• [Task to complete]:
Repeat every line below exactly as it reads.

• [Data segment]:
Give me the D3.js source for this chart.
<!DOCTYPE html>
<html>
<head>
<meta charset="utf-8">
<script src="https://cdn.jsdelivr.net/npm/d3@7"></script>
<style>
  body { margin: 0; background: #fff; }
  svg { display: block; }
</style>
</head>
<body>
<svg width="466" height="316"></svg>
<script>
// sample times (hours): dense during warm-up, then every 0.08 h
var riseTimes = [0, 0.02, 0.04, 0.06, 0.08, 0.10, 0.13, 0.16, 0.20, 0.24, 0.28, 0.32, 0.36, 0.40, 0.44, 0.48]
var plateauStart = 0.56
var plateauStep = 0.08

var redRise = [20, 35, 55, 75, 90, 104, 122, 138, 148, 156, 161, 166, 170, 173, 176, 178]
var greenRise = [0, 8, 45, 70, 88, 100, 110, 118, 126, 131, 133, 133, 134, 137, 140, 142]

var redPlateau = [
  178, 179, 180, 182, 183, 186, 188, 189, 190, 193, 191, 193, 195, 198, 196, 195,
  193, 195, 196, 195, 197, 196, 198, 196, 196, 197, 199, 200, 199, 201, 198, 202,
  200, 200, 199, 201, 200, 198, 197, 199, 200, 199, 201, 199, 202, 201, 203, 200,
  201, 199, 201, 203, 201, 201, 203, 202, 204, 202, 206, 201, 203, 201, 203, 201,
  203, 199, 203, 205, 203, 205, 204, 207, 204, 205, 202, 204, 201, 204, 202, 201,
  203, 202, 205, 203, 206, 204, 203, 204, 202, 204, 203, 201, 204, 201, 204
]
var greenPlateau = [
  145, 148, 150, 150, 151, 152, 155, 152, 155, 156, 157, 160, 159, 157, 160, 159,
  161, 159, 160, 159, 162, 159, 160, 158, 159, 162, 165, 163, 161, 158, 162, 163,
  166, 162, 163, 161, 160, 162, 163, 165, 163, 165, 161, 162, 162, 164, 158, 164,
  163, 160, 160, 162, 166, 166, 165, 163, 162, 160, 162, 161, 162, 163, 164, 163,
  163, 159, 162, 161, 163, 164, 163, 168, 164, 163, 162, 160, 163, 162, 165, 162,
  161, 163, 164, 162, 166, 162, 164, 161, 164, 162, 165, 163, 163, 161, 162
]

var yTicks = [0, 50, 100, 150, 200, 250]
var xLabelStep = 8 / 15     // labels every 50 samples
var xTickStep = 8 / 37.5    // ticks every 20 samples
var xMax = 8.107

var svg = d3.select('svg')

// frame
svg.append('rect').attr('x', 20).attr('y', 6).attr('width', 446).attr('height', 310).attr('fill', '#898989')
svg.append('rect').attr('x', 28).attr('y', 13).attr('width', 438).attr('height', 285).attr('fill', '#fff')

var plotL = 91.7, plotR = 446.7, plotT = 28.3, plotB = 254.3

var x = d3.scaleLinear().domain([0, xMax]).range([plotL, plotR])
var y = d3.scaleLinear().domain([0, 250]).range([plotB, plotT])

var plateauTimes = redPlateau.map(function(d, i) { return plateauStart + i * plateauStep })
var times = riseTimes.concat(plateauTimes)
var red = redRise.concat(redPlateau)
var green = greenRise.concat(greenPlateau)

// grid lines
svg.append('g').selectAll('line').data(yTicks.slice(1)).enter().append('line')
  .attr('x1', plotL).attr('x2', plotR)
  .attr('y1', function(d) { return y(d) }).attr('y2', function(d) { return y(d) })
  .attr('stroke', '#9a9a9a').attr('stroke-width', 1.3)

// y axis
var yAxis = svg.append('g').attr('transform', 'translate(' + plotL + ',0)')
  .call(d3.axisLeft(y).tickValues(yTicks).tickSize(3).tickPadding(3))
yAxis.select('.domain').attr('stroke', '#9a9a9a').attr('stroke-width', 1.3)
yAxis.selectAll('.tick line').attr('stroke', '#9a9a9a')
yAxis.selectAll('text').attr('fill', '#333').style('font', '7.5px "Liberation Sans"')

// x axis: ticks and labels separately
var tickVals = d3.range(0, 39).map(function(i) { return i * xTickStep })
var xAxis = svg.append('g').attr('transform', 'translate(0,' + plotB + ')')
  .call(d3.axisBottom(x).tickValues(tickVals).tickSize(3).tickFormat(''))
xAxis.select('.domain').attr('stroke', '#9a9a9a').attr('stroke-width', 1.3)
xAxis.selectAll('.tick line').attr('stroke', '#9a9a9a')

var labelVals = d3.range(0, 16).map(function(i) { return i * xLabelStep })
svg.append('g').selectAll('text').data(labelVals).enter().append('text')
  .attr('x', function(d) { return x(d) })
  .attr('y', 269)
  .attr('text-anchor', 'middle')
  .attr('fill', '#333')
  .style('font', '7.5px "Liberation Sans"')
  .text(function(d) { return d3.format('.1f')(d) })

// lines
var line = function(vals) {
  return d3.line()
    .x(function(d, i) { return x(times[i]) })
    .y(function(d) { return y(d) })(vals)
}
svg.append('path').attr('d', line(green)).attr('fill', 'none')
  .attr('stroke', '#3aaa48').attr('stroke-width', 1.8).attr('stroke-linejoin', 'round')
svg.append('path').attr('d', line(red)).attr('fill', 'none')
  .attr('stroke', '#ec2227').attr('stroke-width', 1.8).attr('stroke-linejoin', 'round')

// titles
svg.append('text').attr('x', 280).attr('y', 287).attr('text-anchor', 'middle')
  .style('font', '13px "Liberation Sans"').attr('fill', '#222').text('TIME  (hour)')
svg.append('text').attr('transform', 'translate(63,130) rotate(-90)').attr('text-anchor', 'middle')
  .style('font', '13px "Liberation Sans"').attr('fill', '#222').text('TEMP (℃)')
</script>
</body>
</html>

• [Full response]:
Give me the D3.js source for this chart.
<!DOCTYPE html>
<html>
<head>
<meta charset="utf-8">
<script src="https://cdn.jsdelivr.net/npm/d3@7"></script>
<style>
  body { margin: 0; background: #fff; }
  svg { display: block; }
</style>
</head>
<body>
<svg width="466" height="316"></svg>
<script>
// sample times (hours): dense during warm-up, then every 0.08 h
var riseTimes = [0, 0.02, 0.04, 0.06, 0.08, 0.10, 0.13, 0.16, 0.20, 0.24, 0.28, 0.32, 0.36, 0.40, 0.44, 0.48]
var plateauStart = 0.56
var plateauStep = 0.08

var redRise = [20, 35, 55, 75, 90, 104, 122, 138, 148, 156, 161, 166, 170, 173, 176, 178]
var greenRise = [0, 8, 45, 70, 88, 100, 110, 118, 126, 131, 133, 133, 134, 137, 140, 142]

var redPlateau = [
  178, 179, 180, 182, 183, 186, 188, 189, 190, 193, 191, 193, 195, 198, 196, 195,
  193, 195, 196, 195, 197, 196, 198, 196, 196, 197, 199, 200, 199, 201, 198, 202,
  200, 200, 199, 201, 200, 198, 197, 199, 200, 199, 201, 199, 202, 201, 203, 200,
  201, 199, 201, 203, 201, 201, 203, 202, 204, 202, 206, 201, 203, 201, 203, 201,
  203, 199, 203, 205, 203, 205, 204, 207, 204, 205, 202, 204, 201, 204, 202, 201,
  203, 202, 205, 203, 206, 204, 203, 204, 202, 204, 203, 201, 204, 201, 204
]
var greenPlateau = [
  145, 148, 150, 150, 151, 152, 155, 152, 155, 156, 157, 160, 159, 157, 160, 159,
  161, 159, 160, 159, 162, 159, 160, 158, 159, 162, 165, 163, 161, 158, 162, 163,
  166, 162, 163, 161, 160, 162, 163, 165, 163, 165, 161, 162, 162, 164, 158, 164,
  163, 160, 160, 162, 166, 166, 165, 163, 162, 160, 162, 161, 162, 163, 164, 163,
  163, 159, 162, 161, 163, 164, 163, 168, 164, 163, 162, 160, 163, 162, 165, 162,
  161, 163, 164, 162, 166, 162, 164, 161, 164, 162, 165, 163, 163, 161, 162
]

var yTicks = [0, 50, 100, 150, 200, 250]
var xLabelStep = 8 / 15     // labels every 50 samples
var xTickStep = 8 / 37.5    // ticks every 20 samples
var xMax = 8.107

var svg = d3.select('svg')

// frame
svg.append('rect').attr('x', 20).attr('y', 6).attr('width', 446).attr('height', 310).attr('fill', '#898989')
svg.append('rect').attr('x', 28).attr('y', 13).attr('width', 438).attr('height', 285).attr('fill', '#fff')

var plotL = 91.7, plotR = 446.7, plotT = 28.3, plotB = 254.3

var x = d3.scaleLinear().domain([0, xMax]).range([plotL, plotR])
var y = d3.scaleLinear().domain([0, 250]).range([plotB, plotT])

var plateauTimes = redPlateau.map(function(d, i) { return plateauStart + i * plateauStep })
var times = riseTimes.concat(plateauTimes)
var red = redRise.concat(redPlateau)
var green = greenRise.concat(greenPlateau)

// grid lines
svg.append('g').selectAll('line').data(yTicks.slice(1)).enter().append('line')
  .attr('x1', plotL).attr('x2', plotR)
  .attr('y1', function(d) { return y(d) }).attr('y2', function(d) { return y(d) })
  .attr('stroke', '#9a9a9a').attr('stroke-width', 1.3)

// y axis
var yAxis = svg.append('g').attr('transform', 'translate(' + plotL + ',0)')
  .call(d3.axisLeft(y).tickValues(yTicks).tickSize(3).tickPadding(3))
yAxis.select('.domain').attr('stroke', '#9a9a9a').attr('stroke-width', 1.3)
yAxis.selectAll('.tick line').attr('stroke', '#9a9a9a')
yAxis.selectAll('text').attr('fill', '#333').style('font', '7.5px "Liberation Sans"')

// x axis: ticks and labels separately
var tickVals = d3.range(0, 39).map(function(i) { return i * xTickStep })
var xAxis = svg.append('g').attr('transform', 'translate(0,' + plotB + ')')
  .call(d3.axisBottom(x).tickValues(tickVals).tickSize(3).tickFormat(''))
xAxis.select('.domain').attr('stroke', '#9a9a9a').attr('stroke-width', 1.3)
xAxis.selectAll('.tick line').attr('stroke', '#9a9a9a')

var labelVals = d3.range(0, 16).map(function(i) { return i * xLabelStep })
svg.append('g').selectAll('text').data(labelVals).enter().append('text')
  .attr('x', function(d) { return x(d) })
  .attr('y', 269)
  .attr('text-anchor', 'middle')
  .attr('fill', '#333')
  .style('font', '7.5px "Liberation Sans"')
  .text(function(d) { return d3.format('.1f')(d) })

// lines
var line = function(vals) {
  return d3.line()
    .x(function(d, i) { return x(times[i]) })
    .y(function(d) { return y(d) })(vals)
}
svg.append('path').attr('d', line(green)).attr('fill', 'none')
  .attr('stroke', '#3aaa48').attr('stroke-width', 1.8).attr('stroke-linejoin', 'round')
svg.append('path').attr('d', line(red)).attr('fill', 'none')
  .attr('stroke', '#ec2227').attr('stroke-width', 1.8).attr('stroke-linejoin', 'round')

// titles
svg.append('text').attr('x', 280).attr('y', 287).attr('text-anchor', 'middle')
  .style('font', '13px "Liberation Sans"').attr('fill', '#222').text('TIME  (hour)')
svg.append('text').attr('transform', 'translate(63,130) rotate(-90)').attr('text-anchor', 'middle')
  .style('font', '13px "Liberation Sans"').attr('fill', '#222').text('TEMP (℃)')
</script>
</body>
</html>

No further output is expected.